Losing Pillars of Strength
For someone who’s entire life seems to be based on the focus of going beyond the accepted borders to strive for excellence. It is easy not to put trust in the negativity that those around you expel. A Chinese proverb says, “Those who say it cannot be done should not interrupt the person doing it,” and if there are certain individuals who you know will be naysayers to your cause, your best bet is to avoid them at all possible cost. Unless of course, they were once positive about your ambitions and insisted on offering you encouragement during the difficult days. Last summer, I ran into such a teacher who for years before insisted that I would go far in life. She gave me every possible encouragement that she could muster and four years ago I was incredibly grateful. Starting out on my own and attempting to get my bearings as well as get directions. This summer however, she offered no such encouragement. Instead I found her cold, harsh, negative. Her own life had been degraded in recent years and she found it necessary to do the same for anyone else she came across, including me. Where there was once warm support and encouragement, there was now fatalism.
After class one evening I found myself hiding in a brick garage off of Tottenham Court Road, the hot tears running down my face and spilling over my eyes almost uncontrollably. Among other things I could think of to do, I finally rang up a friend of mine who was sitting at home watching television and told her of the confrontation. “She told me I would be better off living in a home.”
“What! In what context?!” I explained the situation saying that the altercation finally ended with her stating that the best bet for me would be to only work for the disabled population for the rest of my life.
“Is it true?” I asked, fearing the response.
“Of course not, don’t be stupid.”
I once asked my pastor when a person can tell the difference between perseverance and plain stubbornness. He explained that in the first, your closest friends and loved ones will encourage you. In the second, when those that know you best begin to question your motives and actions you know its time to take a step backward and reevaluate the aim of your self journey. I always took this advice as wise and solid but then that night, huddled on Tottenham Court Road, I realized something else. Sometimes, in the course of your journey, the people that you assumed were closest to you actually stopped traveling by your side a few miles back and they are no longer your top advisors or safe places in which to store confidence. They are in fact, no longer with you.
Sometimes the goals of a person don’t need to change, the entire system needs to be reevaluated.

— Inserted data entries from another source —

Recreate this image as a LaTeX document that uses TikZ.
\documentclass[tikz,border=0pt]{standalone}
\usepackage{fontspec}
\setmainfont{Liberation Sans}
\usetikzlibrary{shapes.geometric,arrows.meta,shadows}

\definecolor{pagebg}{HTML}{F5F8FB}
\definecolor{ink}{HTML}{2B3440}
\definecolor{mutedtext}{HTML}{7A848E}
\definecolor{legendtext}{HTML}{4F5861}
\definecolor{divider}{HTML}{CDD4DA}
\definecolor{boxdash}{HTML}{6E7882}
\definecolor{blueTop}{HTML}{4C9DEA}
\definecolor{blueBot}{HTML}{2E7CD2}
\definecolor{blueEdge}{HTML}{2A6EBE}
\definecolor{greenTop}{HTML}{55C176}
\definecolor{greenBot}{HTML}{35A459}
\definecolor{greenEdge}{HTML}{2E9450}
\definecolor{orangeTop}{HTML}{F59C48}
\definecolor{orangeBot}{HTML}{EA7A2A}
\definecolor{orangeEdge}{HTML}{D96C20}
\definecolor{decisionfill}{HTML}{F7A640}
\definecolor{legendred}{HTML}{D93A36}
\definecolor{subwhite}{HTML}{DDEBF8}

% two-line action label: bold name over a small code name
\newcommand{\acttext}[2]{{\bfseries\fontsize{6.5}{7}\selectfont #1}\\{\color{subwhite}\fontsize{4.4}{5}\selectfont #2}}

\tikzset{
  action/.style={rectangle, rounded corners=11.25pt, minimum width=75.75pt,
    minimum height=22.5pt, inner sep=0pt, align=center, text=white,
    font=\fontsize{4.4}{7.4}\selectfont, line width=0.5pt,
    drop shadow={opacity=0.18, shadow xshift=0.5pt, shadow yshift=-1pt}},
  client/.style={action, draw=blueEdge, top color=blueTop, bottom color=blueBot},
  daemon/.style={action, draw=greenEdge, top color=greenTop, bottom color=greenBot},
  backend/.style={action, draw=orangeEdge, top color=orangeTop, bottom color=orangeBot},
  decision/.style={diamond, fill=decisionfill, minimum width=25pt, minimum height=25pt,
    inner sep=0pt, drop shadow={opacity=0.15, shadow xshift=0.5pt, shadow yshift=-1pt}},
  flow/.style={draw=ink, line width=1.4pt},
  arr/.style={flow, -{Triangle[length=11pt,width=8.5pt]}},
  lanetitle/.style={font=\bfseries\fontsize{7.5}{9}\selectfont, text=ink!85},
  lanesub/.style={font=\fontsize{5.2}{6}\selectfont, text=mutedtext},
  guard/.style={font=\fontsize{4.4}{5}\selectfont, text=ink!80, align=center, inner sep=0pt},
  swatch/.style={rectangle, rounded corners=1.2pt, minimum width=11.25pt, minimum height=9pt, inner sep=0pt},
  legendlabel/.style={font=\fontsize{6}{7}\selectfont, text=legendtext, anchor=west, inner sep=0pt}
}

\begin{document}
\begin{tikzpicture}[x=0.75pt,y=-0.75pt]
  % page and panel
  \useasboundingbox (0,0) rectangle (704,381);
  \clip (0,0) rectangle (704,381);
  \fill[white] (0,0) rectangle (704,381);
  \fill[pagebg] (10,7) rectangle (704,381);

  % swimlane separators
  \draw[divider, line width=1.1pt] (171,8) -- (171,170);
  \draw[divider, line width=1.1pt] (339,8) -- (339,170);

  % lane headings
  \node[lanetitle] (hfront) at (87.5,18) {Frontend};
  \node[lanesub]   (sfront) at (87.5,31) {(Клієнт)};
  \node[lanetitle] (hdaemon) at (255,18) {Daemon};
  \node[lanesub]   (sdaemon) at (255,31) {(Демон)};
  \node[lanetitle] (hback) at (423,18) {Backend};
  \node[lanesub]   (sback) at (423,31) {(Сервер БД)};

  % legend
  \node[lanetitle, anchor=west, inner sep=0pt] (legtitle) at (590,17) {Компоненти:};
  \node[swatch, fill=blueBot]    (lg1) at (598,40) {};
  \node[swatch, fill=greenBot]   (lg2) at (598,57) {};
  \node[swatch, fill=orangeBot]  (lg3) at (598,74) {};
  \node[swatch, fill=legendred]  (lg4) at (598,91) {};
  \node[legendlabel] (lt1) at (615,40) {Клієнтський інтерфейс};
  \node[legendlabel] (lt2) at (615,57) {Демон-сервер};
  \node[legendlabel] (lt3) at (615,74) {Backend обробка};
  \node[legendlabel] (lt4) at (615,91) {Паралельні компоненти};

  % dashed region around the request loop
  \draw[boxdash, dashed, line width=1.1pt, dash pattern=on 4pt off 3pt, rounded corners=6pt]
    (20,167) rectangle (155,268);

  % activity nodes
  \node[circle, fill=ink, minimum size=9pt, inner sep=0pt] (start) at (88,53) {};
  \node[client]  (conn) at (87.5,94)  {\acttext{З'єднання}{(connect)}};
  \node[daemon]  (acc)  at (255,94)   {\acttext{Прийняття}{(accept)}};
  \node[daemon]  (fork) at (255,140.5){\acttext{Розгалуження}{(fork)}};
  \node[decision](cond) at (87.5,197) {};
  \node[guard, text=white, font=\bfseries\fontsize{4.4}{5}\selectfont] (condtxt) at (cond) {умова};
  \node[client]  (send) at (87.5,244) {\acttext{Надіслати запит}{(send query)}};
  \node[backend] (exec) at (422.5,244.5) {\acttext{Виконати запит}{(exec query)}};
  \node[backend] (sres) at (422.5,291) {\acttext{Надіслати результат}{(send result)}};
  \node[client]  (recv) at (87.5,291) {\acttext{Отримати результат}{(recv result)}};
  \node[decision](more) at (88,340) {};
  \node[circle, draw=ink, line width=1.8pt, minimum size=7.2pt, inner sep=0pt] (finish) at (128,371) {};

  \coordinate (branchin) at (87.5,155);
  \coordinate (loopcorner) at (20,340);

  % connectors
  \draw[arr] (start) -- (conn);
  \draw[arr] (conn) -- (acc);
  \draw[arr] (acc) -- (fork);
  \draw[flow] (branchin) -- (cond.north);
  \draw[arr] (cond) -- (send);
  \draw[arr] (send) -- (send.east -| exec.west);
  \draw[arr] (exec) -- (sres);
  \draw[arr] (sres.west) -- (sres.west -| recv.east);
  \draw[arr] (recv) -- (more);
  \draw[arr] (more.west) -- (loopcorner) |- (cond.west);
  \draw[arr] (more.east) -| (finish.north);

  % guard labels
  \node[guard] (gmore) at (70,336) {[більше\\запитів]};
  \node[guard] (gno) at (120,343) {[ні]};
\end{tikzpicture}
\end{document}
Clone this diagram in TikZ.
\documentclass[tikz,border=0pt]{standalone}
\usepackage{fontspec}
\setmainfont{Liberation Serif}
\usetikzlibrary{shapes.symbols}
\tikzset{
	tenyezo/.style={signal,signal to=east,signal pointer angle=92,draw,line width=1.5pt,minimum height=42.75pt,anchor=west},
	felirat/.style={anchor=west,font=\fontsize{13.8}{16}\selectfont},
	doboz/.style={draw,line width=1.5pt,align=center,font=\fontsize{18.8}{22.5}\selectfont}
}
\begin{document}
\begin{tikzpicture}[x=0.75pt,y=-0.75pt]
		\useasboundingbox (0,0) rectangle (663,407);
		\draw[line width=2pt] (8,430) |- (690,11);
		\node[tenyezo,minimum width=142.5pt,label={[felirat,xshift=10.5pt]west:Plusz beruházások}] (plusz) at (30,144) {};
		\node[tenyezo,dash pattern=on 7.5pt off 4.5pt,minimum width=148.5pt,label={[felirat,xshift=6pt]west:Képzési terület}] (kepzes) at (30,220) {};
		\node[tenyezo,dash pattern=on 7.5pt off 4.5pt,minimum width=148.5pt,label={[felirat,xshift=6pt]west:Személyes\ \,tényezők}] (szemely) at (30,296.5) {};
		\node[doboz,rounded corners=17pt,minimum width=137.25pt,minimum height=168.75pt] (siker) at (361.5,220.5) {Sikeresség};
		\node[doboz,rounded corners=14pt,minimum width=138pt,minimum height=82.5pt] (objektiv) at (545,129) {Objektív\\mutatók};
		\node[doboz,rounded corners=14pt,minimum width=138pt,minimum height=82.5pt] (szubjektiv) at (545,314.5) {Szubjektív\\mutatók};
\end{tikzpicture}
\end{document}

It’s always shocking when someone you thought was constantly going to be supportive and there for you says, “Thus far will I travel with you on the road, but no further.” Either they no longer have the energy to encourage you or they disagree with your choice of destinations, perhaps they have come into their own crises in life which are causing them to reevaluate everything. Regardless of the reasoning, of course at first all you feel is abject betrayal, the idea that this individual was going to be a pillar of strength for your cause and now has backed out. Then, you have a choice…stay with the person as they have stopped traveling down your path in the hopes that eventually they will begin moving again. Or, leave them there and keep going, not waiting for the fallen pillar of strength to reassemble. Here you find the test between the value of the relationship and the value of chasing your dreams. Sometimes one more costly than the other, and often times you cannot have both.
A relationship does not necessarily have to end when such a person decides they can no longer support you. But, I have made the conscious decision to end a few as I did with my teacher on Tottenham Court Road that evening. I can’t speak to her reasons for insisting that I change the course of my life. I’m sure in her mind they were the humane ideas to express. But I know, that I can no longer depend on support from her. Often times we are unable to stay where we lose our friends and we find that the dream drives us forward even when they insist that they will not come with us. Sometimes such people do get moving again and we welcome them back, but often times the split is permanent. That evening I knew that such a split had occurred, one in which the divide would be permanent. And all I could do was come out of the garage, fling it over my shoulder, and head further down the road by myself. Hoping that somehow, my old teacher and I would cross paths again.